Back before Thanksgiving, we wrote about a new RAND report on the military's 20-year service requirement for eligibility to receive a pension. The report found that only 14 percent of enlisted personnel and 34 percent of officers remain for a full 20 years and qualify for a pension.
The report also analyzed the effects on retention efforts of offering such a back-loaded retirement plan. Not surprisingly, the current system provides little in the way of retention incentive to the vast majority of workers. Think about it. Imagine telling an 18-year-old Army recruity or even a 22-year-old officer that a nice pension awaits them…if they stick it out in the military for 20 years. The pension at the end of the tunnel may be comforting, but it probably isn’t enough to get them to stay, at least not by itself.
That’s exactly what shows up in the data. The graph below, modified from the RAND report, shows the number of enlisted personnel by the number of service years they have accumulated. As the graph illustrates, the Army recruits large numbers of enlisted personnel who mostly serve very short terms. Only a fraction of enlisted personnel make it to 10 years of service, let alone 20. For the vast majority of our Armed Forces members, the promise of a pension at 20 years means little. They're simply not willing to stick around that long for a pension.

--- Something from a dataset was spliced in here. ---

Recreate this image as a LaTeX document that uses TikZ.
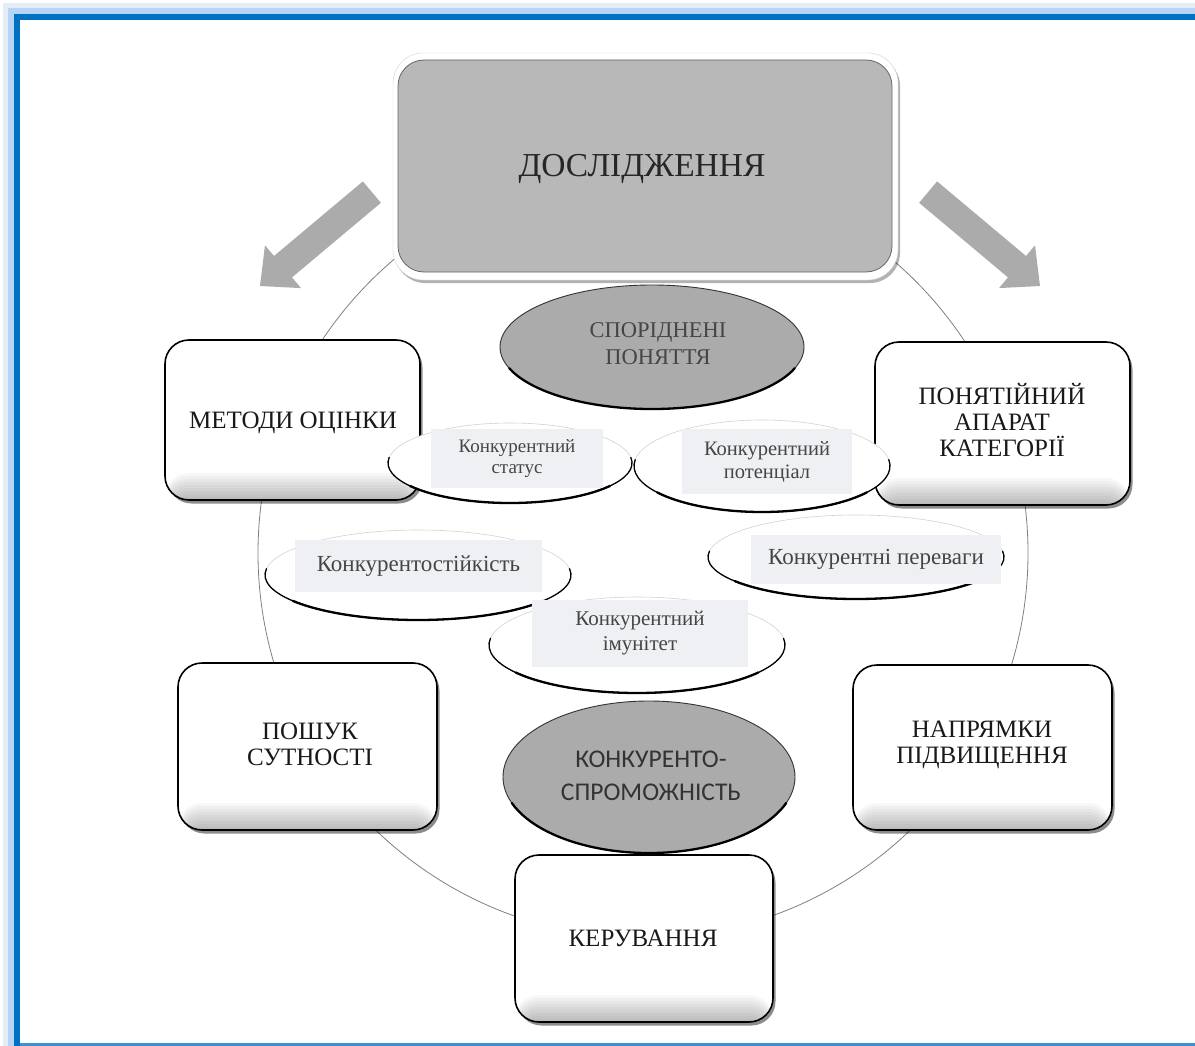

That doesn't mean the pension has no retention incentive whatsoever, just that it can't possibly affect the majority of the workers. In the graph, the black experience line appears to flatten out around 17 or 18 years. Almost no one leaves then, because they might as well wait to hit the 20-year mark. And indeed, right at 20 years there's a small spike down of depatures. These are people who hung on just long enough to qualify for the pension. So the military's 20-year pension plan does have an effect on workforce retention; it's just tiny and comes too late to affect the majority of workers.
Teacher pensions have a very similar pattern, albeit one that's different in magnitude. Teachers, like members of the military, have very high rates of turnover in their early years. They may serve for a few years and then decide it's not right for them, but pensions probably don't factor very high into those decisions. (In fact, the pension plans themselves assume they have no effect on early-career teachers!) Later on, pension values rise dramatically as teachers near their state's normal retirement age. Just as with veteran military members, teachers know and understand their pension benefits and they tend to time their retirements accordingly.
As the RAND report models out, we don't have to stick with back-loaded pension plans that offer no benefits to the majority of workers. There are cost-effective alternative models that would offer more equitable, more portable benefits to all workers.